> [What this task involves]: No images are to be carried over; print all other material exactly as it stands.

> [Data shown]:
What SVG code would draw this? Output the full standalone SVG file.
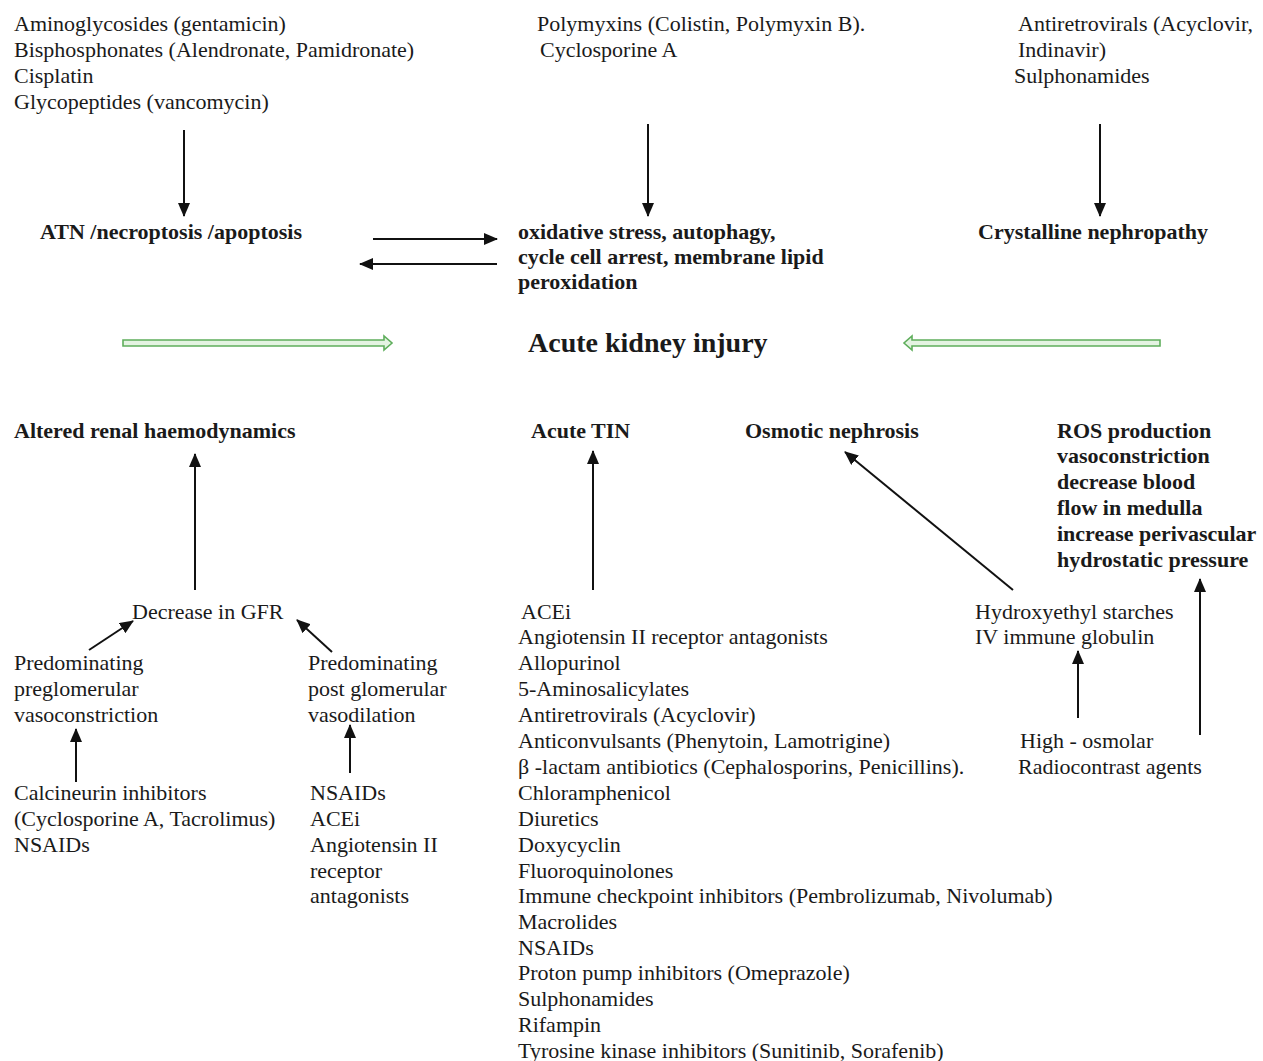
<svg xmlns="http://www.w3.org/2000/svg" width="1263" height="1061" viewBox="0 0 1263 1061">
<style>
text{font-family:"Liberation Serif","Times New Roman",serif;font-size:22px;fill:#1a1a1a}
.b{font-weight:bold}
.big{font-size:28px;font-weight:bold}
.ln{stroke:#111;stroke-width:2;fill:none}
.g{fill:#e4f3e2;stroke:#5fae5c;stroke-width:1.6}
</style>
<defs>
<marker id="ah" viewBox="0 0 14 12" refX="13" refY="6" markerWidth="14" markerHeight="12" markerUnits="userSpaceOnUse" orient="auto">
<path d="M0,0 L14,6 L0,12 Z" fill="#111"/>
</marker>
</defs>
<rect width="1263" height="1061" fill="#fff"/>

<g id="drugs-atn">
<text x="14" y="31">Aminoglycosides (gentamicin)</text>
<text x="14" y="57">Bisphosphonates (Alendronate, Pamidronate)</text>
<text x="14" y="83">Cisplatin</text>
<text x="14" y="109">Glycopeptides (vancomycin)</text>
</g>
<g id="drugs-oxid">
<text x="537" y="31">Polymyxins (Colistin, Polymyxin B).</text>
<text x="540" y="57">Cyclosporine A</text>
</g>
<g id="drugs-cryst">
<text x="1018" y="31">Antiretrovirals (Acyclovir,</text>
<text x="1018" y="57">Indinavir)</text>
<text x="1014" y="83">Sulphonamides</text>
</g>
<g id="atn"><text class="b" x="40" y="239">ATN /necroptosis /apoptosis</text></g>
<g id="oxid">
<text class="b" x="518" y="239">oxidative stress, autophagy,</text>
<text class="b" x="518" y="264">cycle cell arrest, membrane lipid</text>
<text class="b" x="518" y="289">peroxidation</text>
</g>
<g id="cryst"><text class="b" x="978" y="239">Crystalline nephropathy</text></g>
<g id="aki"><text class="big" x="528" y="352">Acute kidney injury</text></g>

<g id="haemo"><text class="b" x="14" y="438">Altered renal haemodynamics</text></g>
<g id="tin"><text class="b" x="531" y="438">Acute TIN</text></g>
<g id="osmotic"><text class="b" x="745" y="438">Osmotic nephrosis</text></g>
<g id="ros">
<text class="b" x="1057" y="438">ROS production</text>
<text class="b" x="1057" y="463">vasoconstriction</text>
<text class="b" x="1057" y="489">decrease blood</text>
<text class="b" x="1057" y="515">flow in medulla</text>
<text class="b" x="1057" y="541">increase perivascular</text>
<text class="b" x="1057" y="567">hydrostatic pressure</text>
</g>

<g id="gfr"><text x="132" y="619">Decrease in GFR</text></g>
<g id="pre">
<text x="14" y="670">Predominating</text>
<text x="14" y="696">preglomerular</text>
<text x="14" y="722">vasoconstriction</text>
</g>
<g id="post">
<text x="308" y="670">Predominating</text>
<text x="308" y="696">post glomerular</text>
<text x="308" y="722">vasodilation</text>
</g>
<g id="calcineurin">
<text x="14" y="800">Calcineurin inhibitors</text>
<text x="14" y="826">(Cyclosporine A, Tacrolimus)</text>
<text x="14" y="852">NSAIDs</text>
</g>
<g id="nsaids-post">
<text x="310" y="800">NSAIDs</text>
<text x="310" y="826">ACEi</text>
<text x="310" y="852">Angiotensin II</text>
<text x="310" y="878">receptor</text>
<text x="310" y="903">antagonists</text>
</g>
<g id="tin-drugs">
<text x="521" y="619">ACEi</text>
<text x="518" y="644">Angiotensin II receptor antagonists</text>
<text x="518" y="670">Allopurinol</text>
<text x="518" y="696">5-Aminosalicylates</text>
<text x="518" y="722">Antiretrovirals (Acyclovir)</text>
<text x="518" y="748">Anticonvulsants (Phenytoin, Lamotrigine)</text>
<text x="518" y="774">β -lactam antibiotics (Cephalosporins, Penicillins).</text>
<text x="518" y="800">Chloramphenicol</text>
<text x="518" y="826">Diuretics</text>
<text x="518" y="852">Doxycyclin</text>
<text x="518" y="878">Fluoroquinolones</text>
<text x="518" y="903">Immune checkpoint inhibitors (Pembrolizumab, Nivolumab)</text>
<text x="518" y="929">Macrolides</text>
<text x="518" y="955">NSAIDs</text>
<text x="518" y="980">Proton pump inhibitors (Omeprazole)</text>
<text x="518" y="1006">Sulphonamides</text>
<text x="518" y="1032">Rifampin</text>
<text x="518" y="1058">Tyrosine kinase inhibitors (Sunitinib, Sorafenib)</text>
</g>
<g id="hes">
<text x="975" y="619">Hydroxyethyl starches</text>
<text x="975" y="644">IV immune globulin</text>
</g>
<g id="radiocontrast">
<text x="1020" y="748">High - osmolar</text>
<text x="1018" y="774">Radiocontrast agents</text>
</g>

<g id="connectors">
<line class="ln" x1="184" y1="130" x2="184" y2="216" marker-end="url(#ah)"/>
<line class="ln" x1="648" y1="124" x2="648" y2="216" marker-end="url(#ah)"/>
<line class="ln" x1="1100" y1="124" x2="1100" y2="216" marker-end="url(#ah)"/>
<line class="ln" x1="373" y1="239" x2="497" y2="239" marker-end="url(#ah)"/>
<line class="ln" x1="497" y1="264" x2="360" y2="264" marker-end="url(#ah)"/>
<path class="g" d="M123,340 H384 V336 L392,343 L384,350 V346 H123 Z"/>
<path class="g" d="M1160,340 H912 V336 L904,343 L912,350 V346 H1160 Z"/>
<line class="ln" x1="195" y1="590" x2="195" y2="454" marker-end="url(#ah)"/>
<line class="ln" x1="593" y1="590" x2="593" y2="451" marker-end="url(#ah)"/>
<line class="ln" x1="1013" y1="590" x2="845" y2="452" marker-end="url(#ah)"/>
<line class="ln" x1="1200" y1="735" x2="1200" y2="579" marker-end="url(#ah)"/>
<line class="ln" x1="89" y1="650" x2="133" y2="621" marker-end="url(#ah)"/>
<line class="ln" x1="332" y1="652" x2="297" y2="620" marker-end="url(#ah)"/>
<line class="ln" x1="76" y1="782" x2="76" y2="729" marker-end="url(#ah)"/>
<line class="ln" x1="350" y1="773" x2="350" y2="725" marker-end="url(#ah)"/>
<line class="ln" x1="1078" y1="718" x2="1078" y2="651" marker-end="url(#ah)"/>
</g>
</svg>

> [Full answer]:
What SVG code would draw this? Output the full standalone SVG file.
<svg xmlns="http://www.w3.org/2000/svg" width="1263" height="1061" viewBox="0 0 1263 1061">
<style>
text{font-family:"Liberation Serif","Times New Roman",serif;font-size:22px;fill:#1a1a1a}
.b{font-weight:bold}
.big{font-size:28px;font-weight:bold}
.ln{stroke:#111;stroke-width:2;fill:none}
.g{fill:#e4f3e2;stroke:#5fae5c;stroke-width:1.6}
</style>
<defs>
<marker id="ah" viewBox="0 0 14 12" refX="13" refY="6" markerWidth="14" markerHeight="12" markerUnits="userSpaceOnUse" orient="auto">
<path d="M0,0 L14,6 L0,12 Z" fill="#111"/>
</marker>
</defs>
<rect width="1263" height="1061" fill="#fff"/>

<g id="drugs-atn">
<text x="14" y="31">Aminoglycosides (gentamicin)</text>
<text x="14" y="57">Bisphosphonates (Alendronate, Pamidronate)</text>
<text x="14" y="83">Cisplatin</text>
<text x="14" y="109">Glycopeptides (vancomycin)</text>
</g>
<g id="drugs-oxid">
<text x="537" y="31">Polymyxins (Colistin, Polymyxin B).</text>
<text x="540" y="57">Cyclosporine A</text>
</g>
<g id="drugs-cryst">
<text x="1018" y="31">Antiretrovirals (Acyclovir,</text>
<text x="1018" y="57">Indinavir)</text>
<text x="1014" y="83">Sulphonamides</text>
</g>
<g id="atn"><text class="b" x="40" y="239">ATN /necroptosis /apoptosis</text></g>
<g id="oxid">
<text class="b" x="518" y="239">oxidative stress, autophagy,</text>
<text class="b" x="518" y="264">cycle cell arrest, membrane lipid</text>
<text class="b" x="518" y="289">peroxidation</text>
</g>
<g id="cryst"><text class="b" x="978" y="239">Crystalline nephropathy</text></g>
<g id="aki"><text class="big" x="528" y="352">Acute kidney injury</text></g>

<g id="haemo"><text class="b" x="14" y="438">Altered renal haemodynamics</text></g>
<g id="tin"><text class="b" x="531" y="438">Acute TIN</text></g>
<g id="osmotic"><text class="b" x="745" y="438">Osmotic nephrosis</text></g>
<g id="ros">
<text class="b" x="1057" y="438">ROS production</text>
<text class="b" x="1057" y="463">vasoconstriction</text>
<text class="b" x="1057" y="489">decrease blood</text>
<text class="b" x="1057" y="515">flow in medulla</text>
<text class="b" x="1057" y="541">increase perivascular</text>
<text class="b" x="1057" y="567">hydrostatic pressure</text>
</g>

<g id="gfr"><text x="132" y="619">Decrease in GFR</text></g>
<g id="pre">
<text x="14" y="670">Predominating</text>
<text x="14" y="696">preglomerular</text>
<text x="14" y="722">vasoconstriction</text>
</g>
<g id="post">
<text x="308" y="670">Predominating</text>
<text x="308" y="696">post glomerular</text>
<text x="308" y="722">vasodilation</text>
</g>
<g id="calcineurin">
<text x="14" y="800">Calcineurin inhibitors</text>
<text x="14" y="826">(Cyclosporine A, Tacrolimus)</text>
<text x="14" y="852">NSAIDs</text>
</g>
<g id="nsaids-post">
<text x="310" y="800">NSAIDs</text>
<text x="310" y="826">ACEi</text>
<text x="310" y="852">Angiotensin II</text>
<text x="310" y="878">receptor</text>
<text x="310" y="903">antagonists</text>
</g>
<g id="tin-drugs">
<text x="521" y="619">ACEi</text>
<text x="518" y="644">Angiotensin II receptor antagonists</text>
<text x="518" y="670">Allopurinol</text>
<text x="518" y="696">5-Aminosalicylates</text>
<text x="518" y="722">Antiretrovirals (Acyclovir)</text>
<text x="518" y="748">Anticonvulsants (Phenytoin, Lamotrigine)</text>
<text x="518" y="774">β -lactam antibiotics (Cephalosporins, Penicillins).</text>
<text x="518" y="800">Chloramphenicol</text>
<text x="518" y="826">Diuretics</text>
<text x="518" y="852">Doxycyclin</text>
<text x="518" y="878">Fluoroquinolones</text>
<text x="518" y="903">Immune checkpoint inhibitors (Pembrolizumab, Nivolumab)</text>
<text x="518" y="929">Macrolides</text>
<text x="518" y="955">NSAIDs</text>
<text x="518" y="980">Proton pump inhibitors (Omeprazole)</text>
<text x="518" y="1006">Sulphonamides</text>
<text x="518" y="1032">Rifampin</text>
<text x="518" y="1058">Tyrosine kinase inhibitors (Sunitinib, Sorafenib)</text>
</g>
<g id="hes">
<text x="975" y="619">Hydroxyethyl starches</text>
<text x="975" y="644">IV immune globulin</text>
</g>
<g id="radiocontrast">
<text x="1020" y="748">High - osmolar</text>
<text x="1018" y="774">Radiocontrast agents</text>
</g>

<g id="connectors">
<line class="ln" x1="184" y1="130" x2="184" y2="216" marker-end="url(#ah)"/>
<line class="ln" x1="648" y1="124" x2="648" y2="216" marker-end="url(#ah)"/>
<line class="ln" x1="1100" y1="124" x2="1100" y2="216" marker-end="url(#ah)"/>
<line class="ln" x1="373" y1="239" x2="497" y2="239" marker-end="url(#ah)"/>
<line class="ln" x1="497" y1="264" x2="360" y2="264" marker-end="url(#ah)"/>
<path class="g" d="M123,340 H384 V336 L392,343 L384,350 V346 H123 Z"/>
<path class="g" d="M1160,340 H912 V336 L904,343 L912,350 V346 H1160 Z"/>
<line class="ln" x1="195" y1="590" x2="195" y2="454" marker-end="url(#ah)"/>
<line class="ln" x1="593" y1="590" x2="593" y2="451" marker-end="url(#ah)"/>
<line class="ln" x1="1013" y1="590" x2="845" y2="452" marker-end="url(#ah)"/>
<line class="ln" x1="1200" y1="735" x2="1200" y2="579" marker-end="url(#ah)"/>
<line class="ln" x1="89" y1="650" x2="133" y2="621" marker-end="url(#ah)"/>
<line class="ln" x1="332" y1="652" x2="297" y2="620" marker-end="url(#ah)"/>
<line class="ln" x1="76" y1="782" x2="76" y2="729" marker-end="url(#ah)"/>
<line class="ln" x1="350" y1="773" x2="350" y2="725" marker-end="url(#ah)"/>
<line class="ln" x1="1078" y1="718" x2="1078" y2="651" marker-end="url(#ah)"/>
</g>
</svg>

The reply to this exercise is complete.